As Myra prepares for bed, she begins to come to terms with what Sidney has done. She heads downstairs for a drink but a sound spooks her and she flees back upstairs, suspecting an intruder. Sidney takes her back downstairs to prove that all is well and they return to the bedroom. The calm is broken when Clifford bursts through the bedroom window and beats Sidney with a log. Clifford chases Myra through the house until her weak heart gives out and she collapses and dies.

Sidney calmly descends the stairs, uninjured, and joins Clifford. They exchange a few words about what to do with Myra's body, then exchange a passionate kiss. The previous few hours are revealed to have been an elaborate ruse to kill Myra. Clifford moves in with Sidney and the two work together at a partner's desk. Sidney suffers from writer's block but Clifford busily types page after page of a new play that he suspiciously keeps under lock and key. While Clifford is out grocery shopping, Sidney tries to break into the drawer but fails to before Clifford returns home. He waits for Clifford to retrieve his play, then switches Clifford's manuscript with a fake.

Sidney is horrified to read that Clifford is using the true story of Myra's murder as the basis of a new play called Deathtrap. He angrily confronts Clifford, who boasts about the play's potential and insists he will write it with or without Sidney's approval. Clifford offers to share the credit with Sidney, who comes to believe that Clifford is a sociopath. Sidney plays along with the collaboration on Deathtrap while he plots a solution. A few days later, Helga stops by, ostensibly for candles in anticipation of a predicted thunderstorm. Almost immediately after meeting Clifford, she warns Sidney that Clifford is the man in boots.

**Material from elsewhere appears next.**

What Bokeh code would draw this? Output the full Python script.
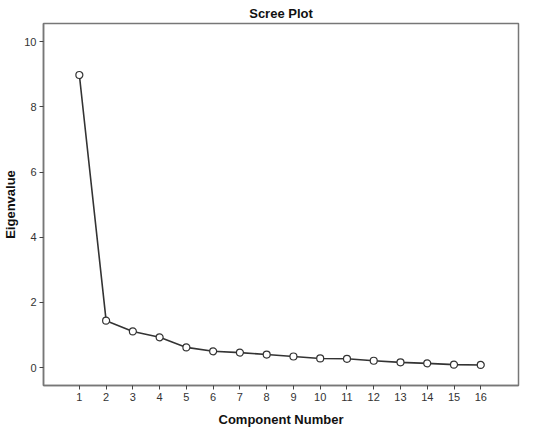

Sidney asks Clifford to arm himself with an axe to demonstrate a bit of stage business, then produces a gun. He intends to shoot Clifford, claim it was in self-defense and dispose of the Deathtrap manuscript. But Sidney finds his gun to be empty. Clifford had anticipated some such scheme from him and has loaded the bullets into a different gun. Clifford now intends to use Sidney's attempted betrayal-and-axe scheme in the play. He secures Sidney to a chair with manacles and tells him he is going to pack up and leave. He warns Sidney to not try to stop the production of the play.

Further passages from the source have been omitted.